The University of Ghana, Legon named a roundabout in honour of George Benneh.

He launched his autobiography, 'My Time, My Nation in 2017. In the book, he recounts his childhood, school years at Achimota. There are also chapters of his life as an African postgraduate student in Britain and his encounter with racism in the United States. He gives a systemic account of his academic and political careers and how he survived serving under different political regimes and military interventions in the country.

Benneh also donated a multidisciplinary collection of 257 books from his personal library to the Balme Library of the University of Ghana. Some of his books include Fighting For Freedom, Energy And Ghana’s Socio-Economic Development, Technology Should Seek Tradition, Gender: Evolving Roles And Perceptions, Harnessing Research, Science And Technology For Sustainable Development In Ghana, Women And Development In The Third World, European Review, Ghana @ 50 Anniversary Lectures, Philosophy and Human Geography: An Introduction To Contemporary Approaches, Population Dynamics of Kenya.

== Foundation ==
To bridge the research-policy gap and to bring science and technology to the doorstep of every citizen, Benneh initiated the convening of a National Forum on Harnessing Research, Science and Technology for Sustainable National Development in 2004 and was the chair of the planning committee.

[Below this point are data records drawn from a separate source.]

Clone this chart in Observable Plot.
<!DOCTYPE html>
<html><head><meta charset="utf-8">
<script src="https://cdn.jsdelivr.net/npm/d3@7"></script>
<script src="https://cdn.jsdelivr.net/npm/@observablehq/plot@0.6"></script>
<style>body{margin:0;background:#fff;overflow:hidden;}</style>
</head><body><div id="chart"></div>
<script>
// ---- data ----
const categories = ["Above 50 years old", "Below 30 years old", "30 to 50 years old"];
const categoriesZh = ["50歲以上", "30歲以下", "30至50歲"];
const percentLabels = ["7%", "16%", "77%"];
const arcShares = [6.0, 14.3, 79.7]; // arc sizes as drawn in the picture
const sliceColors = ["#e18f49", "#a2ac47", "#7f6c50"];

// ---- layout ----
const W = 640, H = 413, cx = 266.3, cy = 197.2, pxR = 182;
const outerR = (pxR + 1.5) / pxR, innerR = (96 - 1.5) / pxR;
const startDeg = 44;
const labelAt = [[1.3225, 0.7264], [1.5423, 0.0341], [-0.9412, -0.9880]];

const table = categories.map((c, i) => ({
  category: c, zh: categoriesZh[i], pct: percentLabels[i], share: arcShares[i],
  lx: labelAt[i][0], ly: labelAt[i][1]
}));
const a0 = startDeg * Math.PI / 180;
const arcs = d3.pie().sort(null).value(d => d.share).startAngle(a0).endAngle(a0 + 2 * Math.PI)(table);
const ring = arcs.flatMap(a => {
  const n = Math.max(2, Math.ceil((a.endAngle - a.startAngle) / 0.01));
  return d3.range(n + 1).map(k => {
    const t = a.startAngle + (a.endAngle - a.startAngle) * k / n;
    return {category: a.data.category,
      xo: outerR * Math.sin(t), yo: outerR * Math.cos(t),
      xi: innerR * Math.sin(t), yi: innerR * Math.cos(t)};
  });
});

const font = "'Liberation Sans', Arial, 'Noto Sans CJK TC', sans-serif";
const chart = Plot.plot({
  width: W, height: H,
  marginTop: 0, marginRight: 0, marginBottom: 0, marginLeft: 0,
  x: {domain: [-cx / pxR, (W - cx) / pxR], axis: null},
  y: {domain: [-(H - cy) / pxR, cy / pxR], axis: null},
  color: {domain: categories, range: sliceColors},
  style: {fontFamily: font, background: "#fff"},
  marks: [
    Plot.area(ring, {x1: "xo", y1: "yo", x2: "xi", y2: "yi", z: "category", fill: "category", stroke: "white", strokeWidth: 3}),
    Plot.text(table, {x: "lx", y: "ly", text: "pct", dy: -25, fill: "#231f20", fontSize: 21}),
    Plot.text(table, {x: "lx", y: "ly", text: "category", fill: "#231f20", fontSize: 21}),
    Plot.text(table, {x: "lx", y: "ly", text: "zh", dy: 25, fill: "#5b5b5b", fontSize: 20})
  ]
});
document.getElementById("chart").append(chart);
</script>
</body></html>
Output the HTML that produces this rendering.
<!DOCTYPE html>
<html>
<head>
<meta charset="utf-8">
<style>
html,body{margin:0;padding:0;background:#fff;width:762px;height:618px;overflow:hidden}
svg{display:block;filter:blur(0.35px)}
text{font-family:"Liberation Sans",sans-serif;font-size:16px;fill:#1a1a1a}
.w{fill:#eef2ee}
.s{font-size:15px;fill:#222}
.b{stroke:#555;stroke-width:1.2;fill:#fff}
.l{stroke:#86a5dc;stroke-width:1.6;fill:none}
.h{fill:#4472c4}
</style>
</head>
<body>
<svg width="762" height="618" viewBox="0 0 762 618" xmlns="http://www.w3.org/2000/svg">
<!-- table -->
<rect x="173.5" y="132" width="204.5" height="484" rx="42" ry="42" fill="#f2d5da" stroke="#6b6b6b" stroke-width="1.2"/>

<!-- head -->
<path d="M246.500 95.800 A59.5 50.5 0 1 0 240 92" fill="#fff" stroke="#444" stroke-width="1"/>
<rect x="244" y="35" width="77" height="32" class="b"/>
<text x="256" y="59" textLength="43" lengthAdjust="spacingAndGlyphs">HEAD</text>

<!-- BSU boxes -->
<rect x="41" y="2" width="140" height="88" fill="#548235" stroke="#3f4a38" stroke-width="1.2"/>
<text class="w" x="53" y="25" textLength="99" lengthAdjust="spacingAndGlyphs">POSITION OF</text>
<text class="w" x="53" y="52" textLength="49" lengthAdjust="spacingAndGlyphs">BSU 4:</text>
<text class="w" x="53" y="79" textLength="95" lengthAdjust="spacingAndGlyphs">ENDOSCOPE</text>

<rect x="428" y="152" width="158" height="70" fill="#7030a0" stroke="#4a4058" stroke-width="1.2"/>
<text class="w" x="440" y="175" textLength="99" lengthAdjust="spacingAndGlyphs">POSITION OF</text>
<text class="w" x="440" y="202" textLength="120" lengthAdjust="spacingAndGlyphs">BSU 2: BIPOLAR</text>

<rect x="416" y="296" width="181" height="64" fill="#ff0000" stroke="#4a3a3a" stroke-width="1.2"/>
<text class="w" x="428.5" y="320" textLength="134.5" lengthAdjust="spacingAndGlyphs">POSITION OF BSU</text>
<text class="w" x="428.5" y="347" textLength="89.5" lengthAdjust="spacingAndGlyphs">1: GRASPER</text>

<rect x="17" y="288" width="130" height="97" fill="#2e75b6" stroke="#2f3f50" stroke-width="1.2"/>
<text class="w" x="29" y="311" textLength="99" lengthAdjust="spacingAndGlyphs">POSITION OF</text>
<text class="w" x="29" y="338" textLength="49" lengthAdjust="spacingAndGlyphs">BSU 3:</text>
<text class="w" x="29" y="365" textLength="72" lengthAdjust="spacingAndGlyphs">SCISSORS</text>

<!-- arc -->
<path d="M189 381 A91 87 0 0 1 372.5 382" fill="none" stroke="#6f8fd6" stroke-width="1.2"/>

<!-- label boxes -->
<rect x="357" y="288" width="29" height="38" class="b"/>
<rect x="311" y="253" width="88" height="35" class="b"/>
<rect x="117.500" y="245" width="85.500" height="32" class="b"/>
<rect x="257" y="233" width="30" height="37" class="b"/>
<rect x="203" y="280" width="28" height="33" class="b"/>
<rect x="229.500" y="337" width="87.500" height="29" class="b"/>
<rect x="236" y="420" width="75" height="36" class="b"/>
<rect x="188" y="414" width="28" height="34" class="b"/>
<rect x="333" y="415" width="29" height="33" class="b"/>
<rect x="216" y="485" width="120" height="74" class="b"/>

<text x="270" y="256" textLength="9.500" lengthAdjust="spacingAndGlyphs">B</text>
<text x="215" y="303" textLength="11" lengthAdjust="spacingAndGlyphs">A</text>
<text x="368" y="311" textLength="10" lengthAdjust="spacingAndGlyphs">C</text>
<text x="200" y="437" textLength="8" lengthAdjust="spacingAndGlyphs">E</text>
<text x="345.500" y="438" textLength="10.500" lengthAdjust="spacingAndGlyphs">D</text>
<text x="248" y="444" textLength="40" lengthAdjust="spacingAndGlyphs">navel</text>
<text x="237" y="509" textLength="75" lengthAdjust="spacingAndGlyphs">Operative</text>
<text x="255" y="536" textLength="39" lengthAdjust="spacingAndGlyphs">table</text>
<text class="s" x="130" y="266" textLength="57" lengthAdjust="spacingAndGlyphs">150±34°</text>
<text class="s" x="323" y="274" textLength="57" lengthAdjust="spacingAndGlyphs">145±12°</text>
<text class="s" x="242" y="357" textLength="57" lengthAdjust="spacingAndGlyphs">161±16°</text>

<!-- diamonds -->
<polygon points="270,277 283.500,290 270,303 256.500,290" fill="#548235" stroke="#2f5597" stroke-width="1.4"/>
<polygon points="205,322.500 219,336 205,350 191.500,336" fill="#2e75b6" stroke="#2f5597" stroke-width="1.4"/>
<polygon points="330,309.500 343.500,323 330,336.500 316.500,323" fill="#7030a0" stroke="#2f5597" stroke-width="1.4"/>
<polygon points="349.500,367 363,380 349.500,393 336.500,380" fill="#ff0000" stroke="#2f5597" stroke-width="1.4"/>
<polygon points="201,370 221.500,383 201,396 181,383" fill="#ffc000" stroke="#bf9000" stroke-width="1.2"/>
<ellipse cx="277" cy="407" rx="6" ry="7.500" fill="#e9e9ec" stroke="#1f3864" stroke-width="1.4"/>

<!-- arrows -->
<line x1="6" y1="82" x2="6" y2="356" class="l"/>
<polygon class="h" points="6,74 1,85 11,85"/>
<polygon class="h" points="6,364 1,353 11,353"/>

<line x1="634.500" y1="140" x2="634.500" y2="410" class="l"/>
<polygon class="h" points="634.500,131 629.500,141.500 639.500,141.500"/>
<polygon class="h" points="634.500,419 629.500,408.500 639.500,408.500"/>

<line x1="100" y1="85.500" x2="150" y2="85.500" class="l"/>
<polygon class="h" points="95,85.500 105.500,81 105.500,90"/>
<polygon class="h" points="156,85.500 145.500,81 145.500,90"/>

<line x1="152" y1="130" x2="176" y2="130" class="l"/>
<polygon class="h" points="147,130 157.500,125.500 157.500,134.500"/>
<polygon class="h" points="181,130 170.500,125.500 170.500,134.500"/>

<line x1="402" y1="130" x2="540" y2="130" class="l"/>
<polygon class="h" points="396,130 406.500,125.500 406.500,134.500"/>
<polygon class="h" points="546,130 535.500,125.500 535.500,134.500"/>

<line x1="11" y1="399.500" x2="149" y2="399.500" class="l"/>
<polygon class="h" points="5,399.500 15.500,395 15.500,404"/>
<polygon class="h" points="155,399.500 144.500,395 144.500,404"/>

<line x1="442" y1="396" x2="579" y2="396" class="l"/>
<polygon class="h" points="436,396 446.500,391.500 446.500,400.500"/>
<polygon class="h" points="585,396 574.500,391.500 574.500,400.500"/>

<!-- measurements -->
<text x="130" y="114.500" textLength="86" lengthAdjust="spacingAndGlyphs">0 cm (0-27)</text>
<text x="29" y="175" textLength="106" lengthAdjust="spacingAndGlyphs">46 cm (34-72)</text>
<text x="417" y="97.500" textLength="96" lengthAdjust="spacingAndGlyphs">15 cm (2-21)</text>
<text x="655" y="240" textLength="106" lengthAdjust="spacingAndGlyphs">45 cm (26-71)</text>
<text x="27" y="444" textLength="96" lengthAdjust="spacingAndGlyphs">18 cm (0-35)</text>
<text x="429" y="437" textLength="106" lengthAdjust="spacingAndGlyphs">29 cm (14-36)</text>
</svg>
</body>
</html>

He set up a project on ICT for the youth in his hometown in Berekum. Together with his siblings, he donated land at the Benneh Estate for the ICT project saying “education is so important for one’s livelihood” in order to equip the youth with employable skills as a way to solve youth unemployment in the area.

== Personal life ==
He was married to Adelaide Mary Benneh (also known as Nana Adwoa Asiaa Benneh Beyeeman I, a Development Queenmother or Nkosuohemaa of Wirenkyeren Amanfrom and Dwantoa Hemaa of Akyem Abuakwa) with six children, three sons and three daughters, and had 17 grandchildren. He was a Papal Knight of the Catholic Church.

== Death and funeral ==
George Benneh died of natural causes at his home in East Legon, Accra on 11 February 2021, twenty-three days short of his 87th birthday. A requiem mass for Benneh was held at the Holy Spirit Cathedral in Accra before his burial in his hometown of Akrofro, near Berekum in the Bono Region. His funeral was attended by several dignitaries including the Ghanaian president, Nana Akufo-Addo, former Foreign Minister, Hackman Owusu-Agyeman, lawyer and traditional ruler, S. K. B. Asante and the Chairperson of the Electoral Commission of Ghana, Jean Mensa.